START Recorded information
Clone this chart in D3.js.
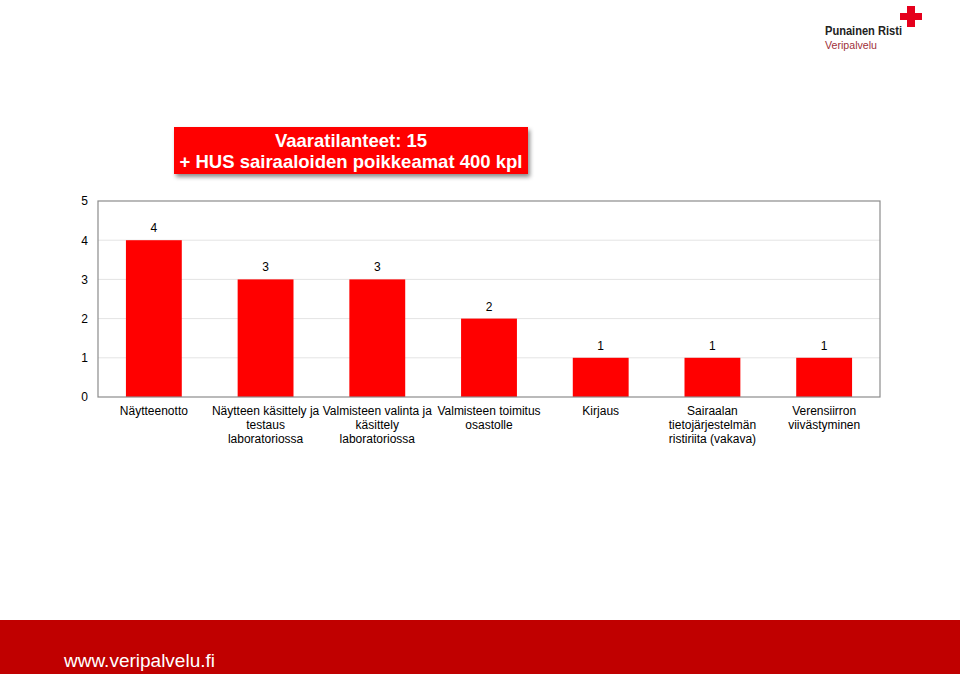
<!DOCTYPE html>
<html>
<head>
<meta charset="utf-8">
<script src="https://cdn.jsdelivr.net/npm/d3@7"></script>
<style>
  html, body { margin: 0; padding: 0; background: #fff; }
  svg { display: block; font-family: Arial, "Liberation Sans", sans-serif; }
</style>
</head>
<body>
<svg id="chart" width="960" height="674"></svg>
<script>
const categories = [
  ["Näytteenotto"],
  ["Näytteen käsittely ja", "testaus", "laboratoriossa"],
  ["Valmisteen valinta ja", "käsittely", "laboratoriossa"],
  ["Valmisteen toimitus", "osastolle"],
  ["Kirjaus"],
  ["Sairaalan", "tietojärjestelmän", "ristiriita (vakava)"],
  ["Verensiirron", "viivästyminen"]
];
const values = [4, 3, 3, 2, 1, 1, 1];
const yTicks = [0, 1, 2, 3, 4, 5];
const titleLines = ["Vaaratilanteet: 15", "+ HUS sairaaloiden poikkeamat 400 kpl"];

const svg = d3.select("#chart");
const plot = { left: 98, right: 880, top: 201, bottom: 397 };

// Footer band
svg.append("rect").attr("x", 0).attr("y", 620).attr("width", 960).attr("height", 54).attr("fill", "#c00000");
svg.append("text").attr("x", 64).attr("y", 667).attr("fill", "#fff")
  .attr("font-size", 19).text("www.veripalvelu.fi");

// Logo
const cross = svg.append("g").attr("fill", "#e5001c");
cross.append("rect").attr("x", 907).attr("y", 6).attr("width", 8).attr("height", 21);
cross.append("rect").attr("x", 900).attr("y", 13).attr("width", 22).attr("height", 7);
svg.append("text").attr("x", 825).attr("y", 35).attr("font-size", 12).attr("font-weight", "bold")
  .attr("fill", "#222").attr("textLength", 77).attr("lengthAdjust", "spacingAndGlyphs").text("Punainen Risti");
svg.append("text").attr("x", 825).attr("y", 49).attr("font-size", 11.5)
  .attr("fill", "#a0303a").attr("textLength", 52).attr("lengthAdjust", "spacingAndGlyphs").text("Veripalvelu");

// Title box with shadow
const defs = svg.append("defs");
const f = defs.append("filter").attr("id", "sh").attr("x", "-10%").attr("y", "-20%").attr("width", "120%").attr("height", "150%");
f.append("feDropShadow").attr("dx", 2).attr("dy", 3).attr("stdDeviation", 2).attr("flood-color", "#000").attr("flood-opacity", 0.45);
svg.append("rect").attr("x", 174).attr("y", 127).attr("width", 354).attr("height", 47)
  .attr("fill", "#ff0000").attr("filter", "url(#sh)");
titleLines.forEach((t, i) => {
  svg.append("text").attr("x", 351).attr("y", 147 + i * 21).attr("text-anchor", "middle")
    .attr("fill", "#fff").attr("font-weight", "bold").attr("font-size", 18.5).text(t);
});

// Scales
const x = d3.scaleBand().domain(d3.range(categories.length)).range([plot.left, plot.right]).paddingInner(0.5).paddingOuter(0.25);
const y = d3.scaleLinear().domain([0, 5]).range([plot.bottom, plot.top]);

// Gridlines
svg.append("g").selectAll("line").data(yTicks.filter(d => d > 0 && d < 5)).join("line")
  .attr("x1", plot.left).attr("x2", plot.right)
  .attr("y1", d => y(d)).attr("y2", d => y(d))
  .attr("stroke", "#e4e4e4").attr("stroke-width", 1);

// Bars
svg.append("g").selectAll("rect").data(values).join("rect")
  .attr("x", (d, i) => x(i)).attr("width", x.bandwidth())
  .attr("y", d => y(d)).attr("height", d => y(0) - y(d))
  .attr("fill", "#ff0000");

// Value labels
svg.append("g").selectAll("text").data(values).join("text")
  .attr("x", (d, i) => x(i) + x.bandwidth() / 2).attr("y", d => y(d) - 8)
  .attr("text-anchor", "middle").attr("font-size", 12).attr("fill", "#000").text(d => d);

// Frame
svg.append("rect").attr("x", plot.left).attr("y", plot.top)
  .attr("width", plot.right - plot.left).attr("height", plot.bottom - plot.top)
  .attr("fill", "none").attr("stroke", "#8c8c8c").attr("stroke-width", 1.2);

// Y axis
const yAxis = d3.axisLeft(y).tickValues(yTicks).tickSize(0).tickPadding(10).tickFormat(d3.format("d"));
const ya = svg.append("g").attr("transform", `translate(${plot.left},0)`).call(yAxis);
ya.select(".domain").remove();
ya.selectAll("text").attr("font-size", 12).attr("fill", "#000").attr("font-family", "Arial, 'Liberation Sans', sans-serif");

// X axis labels
const xl = svg.append("g").selectAll("text").data(categories).join("text")
  .attr("text-anchor", "middle").attr("font-size", 12).attr("fill", "#000")
  .attr("transform", (d, i) => `translate(${x(i) + x.bandwidth() / 2},415)`);
xl.selectAll("tspan").data(d => d).join("tspan")
  .attr("x", 0).attr("y", (d, j) => j * 14).text(d => d);
</script>
</body>
</html>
END Recorded information
Task:
Using the data above, copy each line that contains "chart".

Task output:
Clone this chart in D3.js.
<svg id="chart" width="960" height="674"></svg>
const svg = d3.select("#chart");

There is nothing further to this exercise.